Its appearance in the Times is enough to remove the “on the radar” designation from the phrase. Clearly, it was meant to be.
6 thoughts on “More “Meant to” Stalking”
I wrote this some years ago, only half joking:
Meant to: Some Americans have recklessly begun to use “meant to” in place of “supposed to” or “have to.” These careless Americans may, in fact, mean to use this British affectation, but they do not have to, nor are they supposed to. For an American, “meant to” merely denotes an intention. It does not describe an instruction, requirement, or advisable action. An American may not discover that he is lost and lament that he was “meant to” turn left two streets back. An American may not see a calendar reminder pop up on her phone, excuse herself, and declare that she is “meant to…” be meeting with her boss in five minutes. Should this infelicitous usage ever escape their lips, Americans may, however, repent the meant. They should immediately say, for example, “Excuse me, but I was not supposed to say ‘meant to’ just then. As an American, I meant to say, and have to say, ‘supposed to,’ not ‘meant to,’ when I warned you not to mix those chemicals that just exploded. I apologize.” And they should mean it.
If you remove the “was” from the headline, that is standard AmE.
Kind of. The “before” doesn’t really scan.
Yes, I think “intended” or “planned” would work better as an emendation. “She meant to” sounds almost as if she planned to but forgot. (Really the opposite tone of “she was meant to,” which to American ears sounds as if it was the intended decree of Fate but was somehow thwarted. Which is not too different from the intended meaning of the headline, but the difference is that the usual American phrasing would not indicate that Bernard herself actually intended to collaborate on the essay, which I think we are supposed to infer in this case.)
Headlines are always a bit tricky as data anyway, since they’re cramped for space.

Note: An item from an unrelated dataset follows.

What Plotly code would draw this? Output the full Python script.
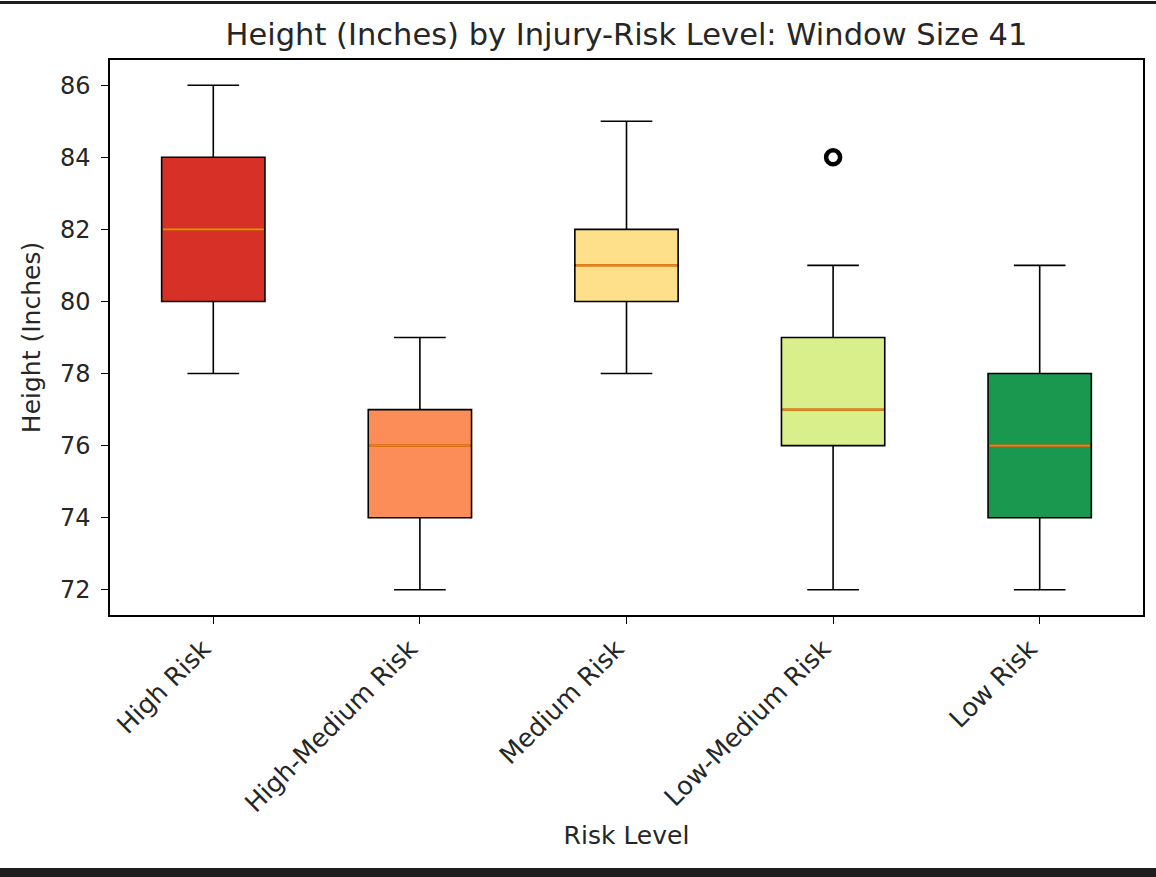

An editor writing a headline will happily use any shorter word that fits the space and meaning, even if it’s not typical of the readership’s vocabulary.
I wonder how long ‘meant to’ has been a proxy for ‘supposed to’. in BrE. Ever since reading this blog, I have started saying ‘supposed to’ more frequently, where I would previously have said ‘meant to’, thinking the AmE version is probably more historically correct.